| Task statement |
Only the lines from the one containing "Clone this chart in Altair." through the one containing "lab_df = pd.DataFrame(lab_rows)" are to be copied, exactly and with both ends kept.

| Information supplied |

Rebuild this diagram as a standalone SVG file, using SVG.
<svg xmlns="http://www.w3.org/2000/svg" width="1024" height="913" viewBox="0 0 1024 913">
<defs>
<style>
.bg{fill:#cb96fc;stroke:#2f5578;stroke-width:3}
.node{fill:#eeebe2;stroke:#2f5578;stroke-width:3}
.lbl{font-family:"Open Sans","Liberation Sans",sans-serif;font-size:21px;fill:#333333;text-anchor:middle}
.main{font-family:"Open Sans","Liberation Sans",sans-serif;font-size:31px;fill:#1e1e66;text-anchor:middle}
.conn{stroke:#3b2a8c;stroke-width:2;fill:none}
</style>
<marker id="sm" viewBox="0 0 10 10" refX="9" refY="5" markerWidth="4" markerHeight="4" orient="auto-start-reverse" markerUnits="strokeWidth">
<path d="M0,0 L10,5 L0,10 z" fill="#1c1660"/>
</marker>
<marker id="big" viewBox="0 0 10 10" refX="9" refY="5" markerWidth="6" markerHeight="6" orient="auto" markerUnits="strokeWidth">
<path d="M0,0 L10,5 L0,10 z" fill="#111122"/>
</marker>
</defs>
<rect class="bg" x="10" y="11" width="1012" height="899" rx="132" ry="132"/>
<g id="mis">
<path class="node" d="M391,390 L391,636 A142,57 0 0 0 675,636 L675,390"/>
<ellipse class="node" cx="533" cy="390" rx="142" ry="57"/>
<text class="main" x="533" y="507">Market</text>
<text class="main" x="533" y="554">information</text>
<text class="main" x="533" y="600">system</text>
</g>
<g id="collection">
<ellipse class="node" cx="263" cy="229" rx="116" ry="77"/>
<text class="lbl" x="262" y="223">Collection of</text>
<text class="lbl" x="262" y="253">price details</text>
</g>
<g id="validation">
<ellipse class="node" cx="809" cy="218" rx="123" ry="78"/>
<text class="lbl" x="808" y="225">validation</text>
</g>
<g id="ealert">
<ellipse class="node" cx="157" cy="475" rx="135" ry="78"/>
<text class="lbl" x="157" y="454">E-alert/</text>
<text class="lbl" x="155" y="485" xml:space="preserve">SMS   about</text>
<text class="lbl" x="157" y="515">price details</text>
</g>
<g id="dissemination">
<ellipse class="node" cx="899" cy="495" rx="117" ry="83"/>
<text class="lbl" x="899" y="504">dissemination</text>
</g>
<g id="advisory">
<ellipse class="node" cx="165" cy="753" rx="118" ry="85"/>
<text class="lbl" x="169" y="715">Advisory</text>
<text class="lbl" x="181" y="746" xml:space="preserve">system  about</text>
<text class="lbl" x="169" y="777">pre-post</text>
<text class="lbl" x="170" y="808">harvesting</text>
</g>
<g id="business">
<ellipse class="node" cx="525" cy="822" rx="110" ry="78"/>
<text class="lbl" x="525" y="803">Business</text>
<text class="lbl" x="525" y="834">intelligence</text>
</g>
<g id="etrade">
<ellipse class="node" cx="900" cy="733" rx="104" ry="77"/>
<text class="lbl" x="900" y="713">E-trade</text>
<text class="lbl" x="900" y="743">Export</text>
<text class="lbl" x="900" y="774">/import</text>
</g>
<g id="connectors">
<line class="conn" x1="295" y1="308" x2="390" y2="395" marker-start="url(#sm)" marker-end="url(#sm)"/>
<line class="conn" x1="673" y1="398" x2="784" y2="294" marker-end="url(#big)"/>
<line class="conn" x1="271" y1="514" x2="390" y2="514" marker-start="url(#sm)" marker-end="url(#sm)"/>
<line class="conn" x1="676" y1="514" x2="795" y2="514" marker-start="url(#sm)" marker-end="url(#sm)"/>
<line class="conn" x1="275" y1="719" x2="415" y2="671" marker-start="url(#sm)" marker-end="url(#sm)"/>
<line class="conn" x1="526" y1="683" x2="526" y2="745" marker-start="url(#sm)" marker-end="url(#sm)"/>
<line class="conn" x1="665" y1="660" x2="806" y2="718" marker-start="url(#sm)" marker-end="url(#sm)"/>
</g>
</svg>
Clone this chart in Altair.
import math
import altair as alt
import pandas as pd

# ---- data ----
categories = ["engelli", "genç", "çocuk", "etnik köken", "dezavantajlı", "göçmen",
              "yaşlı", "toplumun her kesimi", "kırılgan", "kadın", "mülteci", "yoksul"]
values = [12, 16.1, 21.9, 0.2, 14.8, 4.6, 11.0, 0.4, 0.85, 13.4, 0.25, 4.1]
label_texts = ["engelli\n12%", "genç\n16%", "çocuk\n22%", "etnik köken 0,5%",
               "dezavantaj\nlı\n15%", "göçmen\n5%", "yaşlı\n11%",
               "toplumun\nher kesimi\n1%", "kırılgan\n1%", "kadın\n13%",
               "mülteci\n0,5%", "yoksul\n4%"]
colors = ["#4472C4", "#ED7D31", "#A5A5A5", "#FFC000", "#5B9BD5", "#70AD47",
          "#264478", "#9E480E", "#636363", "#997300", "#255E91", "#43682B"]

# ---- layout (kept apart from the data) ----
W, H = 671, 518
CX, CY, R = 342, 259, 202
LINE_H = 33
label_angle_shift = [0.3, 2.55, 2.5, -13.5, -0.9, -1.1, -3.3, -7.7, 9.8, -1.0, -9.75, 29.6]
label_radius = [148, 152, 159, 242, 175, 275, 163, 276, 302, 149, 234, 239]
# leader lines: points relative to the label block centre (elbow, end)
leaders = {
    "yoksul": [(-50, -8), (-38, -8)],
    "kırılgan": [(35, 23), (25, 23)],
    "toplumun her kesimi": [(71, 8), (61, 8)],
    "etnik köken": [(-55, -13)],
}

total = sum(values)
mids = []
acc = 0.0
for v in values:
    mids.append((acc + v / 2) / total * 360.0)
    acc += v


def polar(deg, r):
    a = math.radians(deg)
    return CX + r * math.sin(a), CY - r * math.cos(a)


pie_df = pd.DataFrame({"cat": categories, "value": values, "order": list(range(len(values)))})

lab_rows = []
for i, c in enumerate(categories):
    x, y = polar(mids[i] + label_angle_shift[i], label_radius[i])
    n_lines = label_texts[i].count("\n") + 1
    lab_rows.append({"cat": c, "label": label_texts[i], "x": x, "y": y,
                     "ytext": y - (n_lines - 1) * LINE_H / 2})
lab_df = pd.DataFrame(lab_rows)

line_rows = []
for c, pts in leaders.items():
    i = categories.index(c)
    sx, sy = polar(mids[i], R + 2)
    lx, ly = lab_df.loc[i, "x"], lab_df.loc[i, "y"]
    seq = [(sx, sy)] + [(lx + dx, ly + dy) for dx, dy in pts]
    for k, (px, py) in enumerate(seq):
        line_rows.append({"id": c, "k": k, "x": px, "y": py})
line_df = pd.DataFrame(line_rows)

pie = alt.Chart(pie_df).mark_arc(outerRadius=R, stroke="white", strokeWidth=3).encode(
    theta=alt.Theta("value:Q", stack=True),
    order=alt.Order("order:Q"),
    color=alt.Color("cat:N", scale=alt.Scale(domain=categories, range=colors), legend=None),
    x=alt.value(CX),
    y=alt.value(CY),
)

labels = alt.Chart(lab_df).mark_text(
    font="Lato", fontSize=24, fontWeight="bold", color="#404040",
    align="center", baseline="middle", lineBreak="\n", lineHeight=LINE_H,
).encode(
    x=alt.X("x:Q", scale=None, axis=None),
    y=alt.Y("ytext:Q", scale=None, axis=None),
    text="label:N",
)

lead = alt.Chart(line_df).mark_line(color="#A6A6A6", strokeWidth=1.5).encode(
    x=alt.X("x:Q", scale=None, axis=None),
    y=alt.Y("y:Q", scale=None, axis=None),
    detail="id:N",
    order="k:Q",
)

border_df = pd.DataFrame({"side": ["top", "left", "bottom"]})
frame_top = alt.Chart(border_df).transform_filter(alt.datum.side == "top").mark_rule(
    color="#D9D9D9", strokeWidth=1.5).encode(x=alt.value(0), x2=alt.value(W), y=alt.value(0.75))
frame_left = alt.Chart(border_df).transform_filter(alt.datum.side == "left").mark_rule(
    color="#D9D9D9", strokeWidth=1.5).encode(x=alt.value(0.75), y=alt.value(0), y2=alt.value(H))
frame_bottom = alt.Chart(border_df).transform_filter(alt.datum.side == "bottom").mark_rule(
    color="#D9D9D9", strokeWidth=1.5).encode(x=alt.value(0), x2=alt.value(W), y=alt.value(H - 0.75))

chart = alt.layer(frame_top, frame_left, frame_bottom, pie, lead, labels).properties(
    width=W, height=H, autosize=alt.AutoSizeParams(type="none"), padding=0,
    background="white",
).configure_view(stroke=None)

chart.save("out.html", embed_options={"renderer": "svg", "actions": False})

| Output for this exercise |
Clone this chart in Altair.
import math
import altair as alt
import pandas as pd

# ---- data ----
categories = ["engelli", "genç", "çocuk", "etnik köken", "dezavantajlı", "göçmen",
              "yaşlı", "toplumun her kesimi", "kırılgan", "kadın", "mülteci", "yoksul"]
values = [12, 16.1, 21.9, 0.2, 14.8, 4.6, 11.0, 0.4, 0.85, 13.4, 0.25, 4.1]
label_texts = ["engelli\n12%", "genç\n16%", "çocuk\n22%", "etnik köken 0,5%",
               "dezavantaj\nlı\n15%", "göçmen\n5%", "yaşlı\n11%",
               "toplumun\nher kesimi\n1%", "kırılgan\n1%", "kadın\n13%",
               "mülteci\n0,5%", "yoksul\n4%"]
colors = ["#4472C4", "#ED7D31", "#A5A5A5", "#FFC000", "#5B9BD5", "#70AD47",
          "#264478", "#9E480E", "#636363", "#997300", "#255E91", "#43682B"]

# ---- layout (kept apart from the data) ----
W, H = 671, 518
CX, CY, R = 342, 259, 202
LINE_H = 33
label_angle_shift = [0.3, 2.55, 2.5, -13.5, -0.9, -1.1, -3.3, -7.7, 9.8, -1.0, -9.75, 29.6]
label_radius = [148, 152, 159, 242, 175, 275, 163, 276, 302, 149, 234, 239]
# leader lines: points relative to the label block centre (elbow, end)
leaders = {
    "yoksul": [(-50, -8), (-38, -8)],
    "kırılgan": [(35, 23), (25, 23)],
    "toplumun her kesimi": [(71, 8), (61, 8)],
    "etnik köken": [(-55, -13)],
}

total = sum(values)
mids = []
acc = 0.0
for v in values:
    mids.append((acc + v / 2) / total * 360.0)
    acc += v


def polar(deg, r):
    a = math.radians(deg)
    return CX + r * math.sin(a), CY - r * math.cos(a)


pie_df = pd.DataFrame({"cat": categories, "value": values, "order": list(range(len(values)))})

lab_rows = []
for i, c in enumerate(categories):
    x, y = polar(mids[i] + label_angle_shift[i], label_radius[i])
    n_lines = label_texts[i].count("\n") + 1
    lab_rows.append({"cat": c, "label": label_texts[i], "x": x, "y": y,
                     "ytext": y - (n_lines - 1) * LINE_H / 2})
lab_df = pd.DataFrame(lab_rows)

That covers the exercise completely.